*** Listing ***
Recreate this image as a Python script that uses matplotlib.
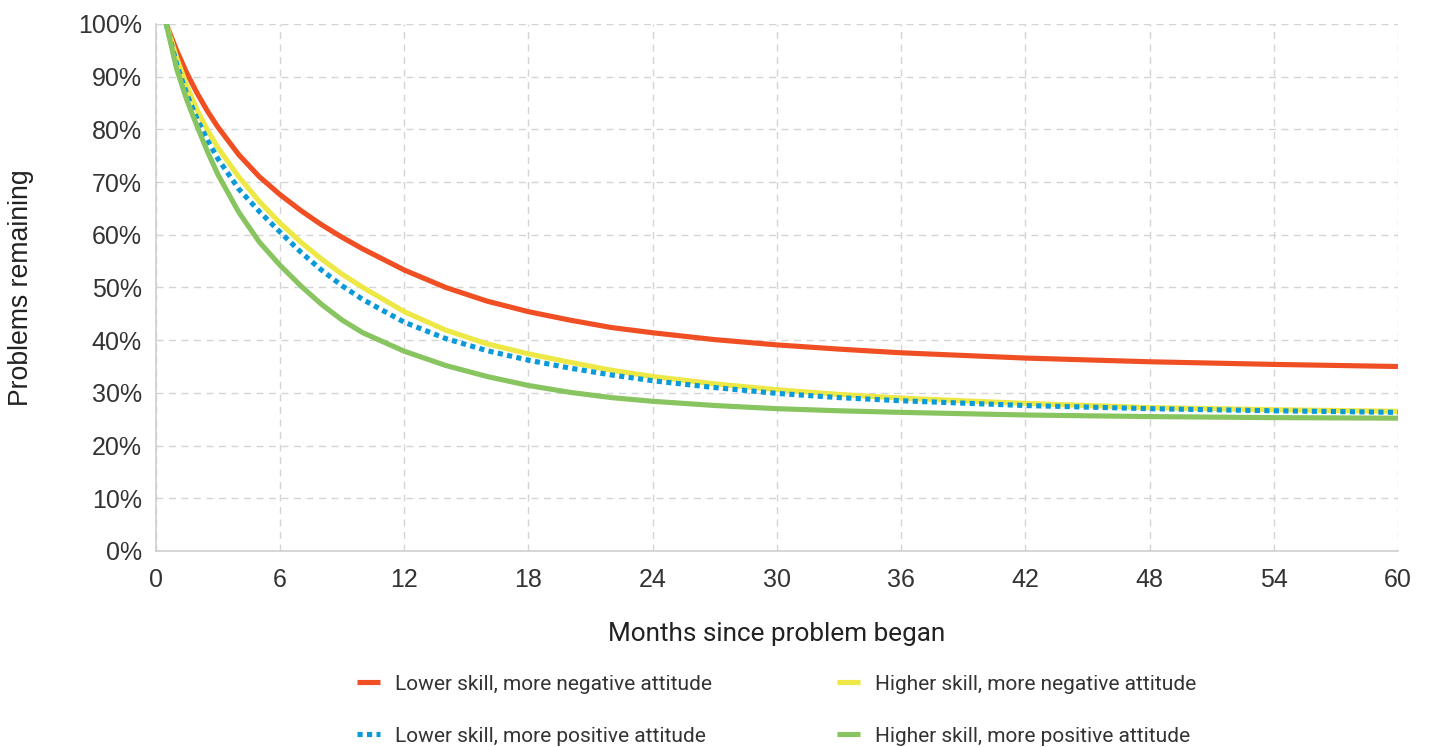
import matplotlib.pyplot as plt
from matplotlib.ticker import FuncFormatter

# ==========================
# Data (share of problems still unresolved, %)
# ==========================

months = [0.5, 1, 1.5, 2, 2.5, 3, 4, 5, 6, 7, 8, 9, 10, 12, 14, 16, 18, 20,
          22, 24, 27, 30, 33, 36, 42, 48, 54, 60]

lower_negative = [100, 95.0, 90.6, 86.8, 83.4, 80.4, 75.2, 71.0, 67.6, 64.6,
                  61.9, 59.5, 57.3, 53.3, 50.0, 47.4, 45.4, 43.8, 42.4, 41.4,
                  40.1, 39.1, 38.3, 37.6, 36.6, 35.9, 35.4, 35.0]

higher_negative = [100, 93.6, 88.2, 83.6, 79.8, 76.5, 71.0, 66.3, 62.2, 58.6,
                   55.4, 52.5, 50.0, 45.4, 41.9, 39.3, 37.4, 35.8, 34.3, 33.1,
                   31.7, 30.6, 29.7, 29.0, 28.0, 27.2, 26.8, 26.5]

lower_positive = [100, 92.4, 86.6, 81.9, 77.9, 74.4, 68.7, 64.4, 60.5, 56.7,
                  53.3, 50.3, 47.7, 43.4, 40.3, 38.0, 36.2, 34.7, 33.4, 32.3,
                  31.0, 29.9, 29.1, 28.5, 27.6, 27.0, 26.6, 26.3]

higher_positive = [100, 91.5, 85.5, 80.5, 75.7, 71.4, 64.3, 58.6, 54.2, 50.3,
                   46.8, 43.8, 41.4, 37.9, 35.2, 33.1, 31.4, 30.1, 29.1, 28.4,
                   27.6, 27.0, 26.6, 26.3, 25.8, 25.5, 25.3, 25.2]

x_ticks = list(range(0, 61, 6))
y_ticks = list(range(0, 101, 10))


# ==========================
# Figure
# ==========================

plt.rcParams["font.family"] = ["Liberation Sans", "DejaVu Sans"]

fig = plt.figure(figsize=(14.3, 7.47), dpi=100)
ax = fig.add_axes([0.109, 0.2624, 0.8686, 0.7056])

red_line, = ax.plot(months, lower_negative, color="#F04E23", lw=3.7,
                    solid_capstyle="butt", zorder=3)
yellow_line, = ax.plot(months, higher_negative, color="#EDE845", lw=3.7,
                       solid_capstyle="butt", zorder=4)
blue_line, = ax.plot(months, lower_positive, color="#0A9AD9", lw=3.7,
                     linestyle=(0, (1, 0.85)), dash_capstyle="butt", zorder=5)
green_line, = ax.plot(months, higher_positive, color="#88C45F", lw=3.7,
                      solid_capstyle="butt", zorder=6)


# Axes styling
ax.set_xlim(0, 60)
ax.set_ylim(0, 100)
ax.set_xticks(x_ticks)
ax.set_yticks(y_ticks)
ax.yaxis.set_major_formatter(FuncFormatter(lambda v, p: f"{v:.0f}%"))

ax.grid(True, color="#d4d4d4", linestyle=(0, (5, 4)), lw=1.0, zorder=0)
ax.set_axisbelow(True)

for side in ["top", "right"]:
    ax.spines[side].set_visible(False)
for side in ["left", "bottom"]:
    ax.spines[side].set_color("#cfcfcf")
    ax.spines[side].set_linewidth(1.2)

ax.tick_params(length=0, labelsize=18, colors="#333333")
ax.tick_params(axis="x", pad=12)
ax.tick_params(axis="y", pad=10)

ax.set_xlabel("Months since problem began", fontsize=18.8, color="#222222",
              family=["Roboto", "DejaVu Sans"], labelpad=21.5)
ax.set_ylabel("Problems remaining", fontsize=19.2, color="#222222",
              labelpad=32)


# ==========================
# Legend
# ==========================

fig.legend(
    [red_line, blue_line, yellow_line, green_line],
    ["Lower skill, more negative attitude",
     "Lower skill, more positive attitude",
     "Higher skill, more negative attitude",
     "Higher skill, more positive attitude"],
    ncol=2,
    loc="upper left",
    bbox_to_anchor=(0.2438, 0.108),
    frameon=False,
    prop={"family": ["Roboto", "DejaVu Sans"], "size": 15},
    labelcolor="#333333",
    handlelength=1.1,
    handletextpad=0.72,
    columnspacing=6.0,
    labelspacing=1.58,
    borderaxespad=0,
)

fig.savefig("out.png", dpi=100, facecolor="white")
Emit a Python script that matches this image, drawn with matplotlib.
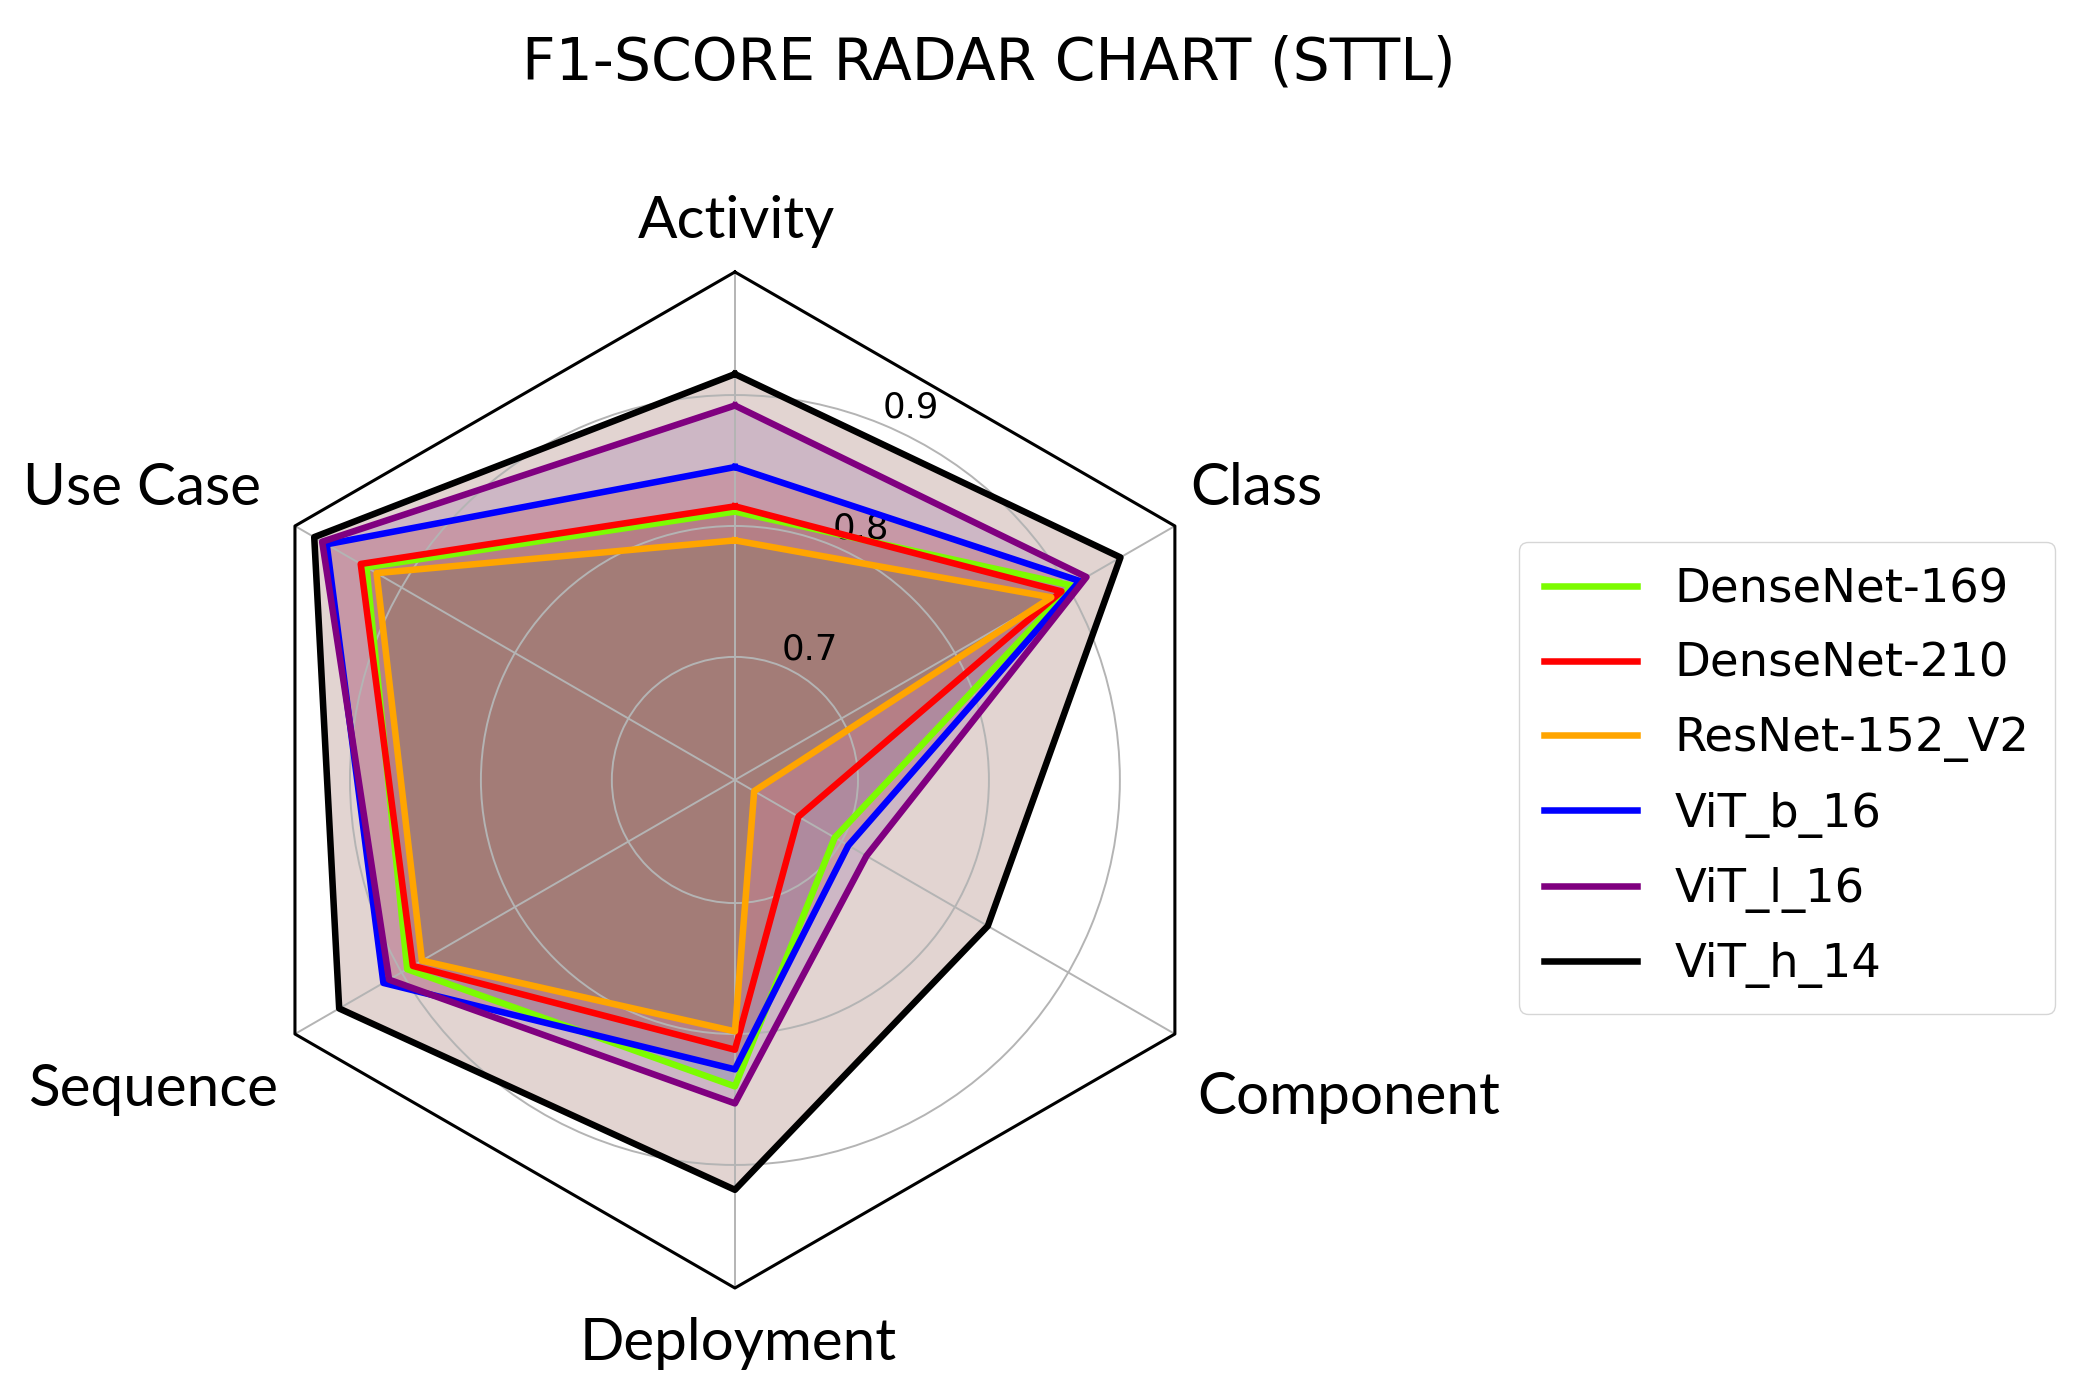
import numpy as np
import matplotlib.pyplot as plt

categories = ["Activity", "Class", "Component", "Deployment", "Sequence", "Use Case"]
models = ["DenseNet-169", "DenseNet-210", "ResNet-152_V2", "ViT_b_16", "ViT_l_16", "ViT_h_14"]

densenet_169 = [0.811, 0.903, 0.694, 0.840, 0.895, 0.931]
densenet_210 = [0.815, 0.894, 0.662, 0.812, 0.890, 0.936]
resnet_152_v2 = [0.789, 0.885, 0.623, 0.798, 0.882, 0.922]
vit_b_16 = [0.845, 0.910, 0.706, 0.827, 0.916, 0.966]
vit_l_16 = [0.892, 0.916, 0.722, 0.853, 0.911, 0.970]
vit_h_14 = [0.916, 0.946, 0.829, 0.919, 0.955, 0.977]
scores = [densenet_169, densenet_210, resnet_152_v2, vit_b_16, vit_l_16, vit_h_14]

r_ticks = [0.7, 0.8, 0.9]
r_min, r_max = 0.606, 0.994

line_colors = ["lawngreen", "red", "orange", "blue", "purple", "black"]
fill_colors = ["tab:blue", "tab:orange", "tab:green", "tab:red", "tab:purple", "tab:brown"]

# label placement relative to the hexagon corners (pixels), and alignment
label_offsets = [(2, 34), (15, 21), (22, -80), (3, -72), (-17, -72), (-34, 21)]
label_ha = ["center", "left", "left", "center", "right", "right"]

fig = plt.figure(figsize=(20.74, 13.89), dpi=100)
ax = fig.add_axes([0.1094, 0.0727, 0.4899, 0.7315], polar=True)
ax.set_theta_offset(np.pi / 2)
ax.set_theta_direction(-1)

angles = np.linspace(0, 2 * np.pi, len(categories), endpoint=False)
closed = np.append(angles, angles[0])

for name, vals, lc, fc in zip(models, scores, line_colors, fill_colors):
    v = vals + vals[:1]
    ax.plot(closed, v, color=lc, linewidth=4.7, label=name)
    ax.fill(closed, v, color=fc, alpha=0.25)

ax.set_ylim(r_min, r_max)
ax.set_yticks(r_ticks)
ax.set_yticklabels([str(t) for t in r_ticks], fontsize=25.5)
ax.set_xticks(angles)
ax.set_xticklabels([])
ax.grid(color="#b4b4b4", linewidth=1.4)
ax.spines["polar"].set_visible(False)

# hexagon frame
ax.plot(closed, [r_max] * len(closed), color="black", linewidth=2.2, clip_on=False)

for ang, cat, (dx, dy), ha in zip(angles, categories, label_offsets, label_ha):
    ax.annotate(cat, xy=(ang, r_max), xytext=(dx * 0.72, dy * 0.72),
                textcoords="offset points", ha=ha, va="baseline",
                fontsize=42, family="Lato", annotation_clip=False)

fig.text(0.4769, 0.943, "F1-SCORE RADAR CHART (STTL)", ha="center", va="baseline", fontsize=42)

ax.legend(loc="upper left", bbox_to_anchor=(0.7322, 0.6098), bbox_transform=fig.transFigure,
          borderaxespad=0, fontsize=33.5, labelspacing=0.63, borderpad=0.55)

fig.savefig("out.png", dpi=100)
***
• What this task involves
Quote all the lines above exactly as given. Do not include the pictures.

• The output
Recreate this image as a Python script that uses matplotlib.
import matplotlib.pyplot as plt
from matplotlib.ticker import FuncFormatter

# ==========================
# Data (share of problems still unresolved, %)
# ==========================

months = [0.5, 1, 1.5, 2, 2.5, 3, 4, 5, 6, 7, 8, 9, 10, 12, 14, 16, 18, 20,
          22, 24, 27, 30, 33, 36, 42, 48, 54, 60]

lower_negative = [100, 95.0, 90.6, 86.8, 83.4, 80.4, 75.2, 71.0, 67.6, 64.6,
                  61.9, 59.5, 57.3, 53.3, 50.0, 47.4, 45.4, 43.8, 42.4, 41.4,
                  40.1, 39.1, 38.3, 37.6, 36.6, 35.9, 35.4, 35.0]

higher_negative = [100, 93.6, 88.2, 83.6, 79.8, 76.5, 71.0, 66.3, 62.2, 58.6,
                   55.4, 52.5, 50.0, 45.4, 41.9, 39.3, 37.4, 35.8, 34.3, 33.1,
                   31.7, 30.6, 29.7, 29.0, 28.0, 27.2, 26.8, 26.5]

lower_positive = [100, 92.4, 86.6, 81.9, 77.9, 74.4, 68.7, 64.4, 60.5, 56.7,
                  53.3, 50.3, 47.7, 43.4, 40.3, 38.0, 36.2, 34.7, 33.4, 32.3,
                  31.0, 29.9, 29.1, 28.5, 27.6, 27.0, 26.6, 26.3]

higher_positive = [100, 91.5, 85.5, 80.5, 75.7, 71.4, 64.3, 58.6, 54.2, 50.3,
                   46.8, 43.8, 41.4, 37.9, 35.2, 33.1, 31.4, 30.1, 29.1, 28.4,
                   27.6, 27.0, 26.6, 26.3, 25.8, 25.5, 25.3, 25.2]

x_ticks = list(range(0, 61, 6))
y_ticks = list(range(0, 101, 10))


# ==========================
# Figure
# ==========================

plt.rcParams["font.family"] = ["Liberation Sans", "DejaVu Sans"]

fig = plt.figure(figsize=(14.3, 7.47), dpi=100)
ax = fig.add_axes([0.109, 0.2624, 0.8686, 0.7056])

red_line, = ax.plot(months, lower_negative, color="#F04E23", lw=3.7,
                    solid_capstyle="butt", zorder=3)
yellow_line, = ax.plot(months, higher_negative, color="#EDE845", lw=3.7,
                       solid_capstyle="butt", zorder=4)
blue_line, = ax.plot(months, lower_positive, color="#0A9AD9", lw=3.7,
                     linestyle=(0, (1, 0.85)), dash_capstyle="butt", zorder=5)
green_line, = ax.plot(months, higher_positive, color="#88C45F", lw=3.7,
                      solid_capstyle="butt", zorder=6)


# Axes styling
ax.set_xlim(0, 60)
ax.set_ylim(0, 100)
ax.set_xticks(x_ticks)
ax.set_yticks(y_ticks)
ax.yaxis.set_major_formatter(FuncFormatter(lambda v, p: f"{v:.0f}%"))

ax.grid(True, color="#d4d4d4", linestyle=(0, (5, 4)), lw=1.0, zorder=0)
ax.set_axisbelow(True)

for side in ["top", "right"]:
    ax.spines[side].set_visible(False)
for side in ["left", "bottom"]:
    ax.spines[side].set_color("#cfcfcf")
    ax.spines[side].set_linewidth(1.2)

ax.tick_params(length=0, labelsize=18, colors="#333333")
ax.tick_params(axis="x", pad=12)
ax.tick_params(axis="y", pad=10)

ax.set_xlabel("Months since problem began", fontsize=18.8, color="#222222",
              family=["Roboto", "DejaVu Sans"], labelpad=21.5)
ax.set_ylabel("Problems remaining", fontsize=19.2, color="#222222",
              labelpad=32)


# ==========================
# Legend
# ==========================

fig.legend(
    [red_line, blue_line, yellow_line, green_line],
    ["Lower skill, more negative attitude",
     "Lower skill, more positive attitude",
     "Higher skill, more negative attitude",
     "Higher skill, more positive attitude"],
    ncol=2,
    loc="upper left",
    bbox_to_anchor=(0.2438, 0.108),
    frameon=False,
    prop={"family": ["Roboto", "DejaVu Sans"], "size": 15},
    labelcolor="#333333",
    handlelength=1.1,
    handletextpad=0.72,
    columnspacing=6.0,
    labelspacing=1.58,
    borderaxespad=0,
)

fig.savefig("out.png", dpi=100, facecolor="white")
Emit a Python script that matches this image, drawn with matplotlib.
import numpy as np
import matplotlib.pyplot as plt

categories = ["Activity", "Class", "Component", "Deployment", "Sequence", "Use Case"]
models = ["DenseNet-169", "DenseNet-210", "ResNet-152_V2", "ViT_b_16", "ViT_l_16", "ViT_h_14"]

densenet_169 = [0.811, 0.903, 0.694, 0.840, 0.895, 0.931]
densenet_210 = [0.815, 0.894, 0.662, 0.812, 0.890, 0.936]
resnet_152_v2 = [0.789, 0.885, 0.623, 0.798, 0.882, 0.922]
vit_b_16 = [0.845, 0.910, 0.706, 0.827, 0.916, 0.966]
vit_l_16 = [0.892, 0.916, 0.722, 0.853, 0.911, 0.970]
vit_h_14 = [0.916, 0.946, 0.829, 0.919, 0.955, 0.977]
scores = [densenet_169, densenet_210, resnet_152_v2, vit_b_16, vit_l_16, vit_h_14]

r_ticks = [0.7, 0.8, 0.9]
r_min, r_max = 0.606, 0.994

line_colors = ["lawngreen", "red", "orange", "blue", "purple", "black"]
fill_colors = ["tab:blue", "tab:orange", "tab:green", "tab:red", "tab:purple", "tab:brown"]

# label placement relative to the hexagon corners (pixels), and alignment
label_offsets = [(2, 34), (15, 21), (22, -80), (3, -72), (-17, -72), (-34, 21)]
label_ha = ["center", "left", "left", "center", "right", "right"]

fig = plt.figure(figsize=(20.74, 13.89), dpi=100)
ax = fig.add_axes([0.1094, 0.0727, 0.4899, 0.7315], polar=True)
ax.set_theta_offset(np.pi / 2)
ax.set_theta_direction(-1)

angles = np.linspace(0, 2 * np.pi, len(categories), endpoint=False)
closed = np.append(angles, angles[0])

for name, vals, lc, fc in zip(models, scores, line_colors, fill_colors):
    v = vals + vals[:1]
    ax.plot(closed, v, color=lc, linewidth=4.7, label=name)
    ax.fill(closed, v, color=fc, alpha=0.25)

ax.set_ylim(r_min, r_max)
ax.set_yticks(r_ticks)
ax.set_yticklabels([str(t) for t in r_ticks], fontsize=25.5)
ax.set_xticks(angles)
ax.set_xticklabels([])
ax.grid(color="#b4b4b4", linewidth=1.4)
ax.spines["polar"].set_visible(False)

# hexagon frame
ax.plot(closed, [r_max] * len(closed), color="black", linewidth=2.2, clip_on=False)

for ang, cat, (dx, dy), ha in zip(angles, categories, label_offsets, label_ha):
    ax.annotate(cat, xy=(ang, r_max), xytext=(dx * 0.72, dy * 0.72),
                textcoords="offset points", ha=ha, va="baseline",
                fontsize=42, family="Lato", annotation_clip=False)

fig.text(0.4769, 0.943, "F1-SCORE RADAR CHART (STTL)", ha="center", va="baseline", fontsize=42)

ax.legend(loc="upper left", bbox_to_anchor=(0.7322, 0.6098), bbox_transform=fig.transFigure,
          borderaxespad=0, fontsize=33.5, labelspacing=0.63, borderpad=0.55)

fig.savefig("out.png", dpi=100)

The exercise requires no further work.